To manage this without bloated HR software, lean teams use dedicated infrastructure. Platforms like HireMike are built specifically to handle this workflow for small businesses. The system delivers the structured scenarios, captures the responses, and evaluates them against your specific rubrics. It provides the standardisation you need without demanding a six-figure enterprise contract.

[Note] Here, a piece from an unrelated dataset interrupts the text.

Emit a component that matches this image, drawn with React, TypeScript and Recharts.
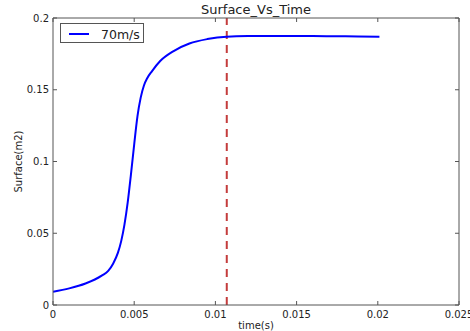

Finally, you must use objective scorecards to review the submissions. If you just watch the videos and rank candidates based on who you liked the most, you have wasted your time. You must grade every response against the exact same criteria. Did they address the internal team immediately? Did they hold the vendor accountable? Rate these elements numerically. This is how you build a fair, reliable hiring machine. You standardise the input, and you rigorously standardise the evaluation of that input. The result is a consistent, defensible hiring decision.

The Bottom Line

The answer isn’t to overhaul your entire hiring process overnight. It’s to start matching your approach deliberately to the objectives of each stage. Used thoughtlessly, one way video interviews alienate good people and damage your reputation. But when you deploy them with clear intent, transparent communication, and structured rubrics, they are highly effective. They protect your time, remove the bias of the preliminary phone screen, and ensure you only spend your hours talking to candidates who have already proven they can do the work.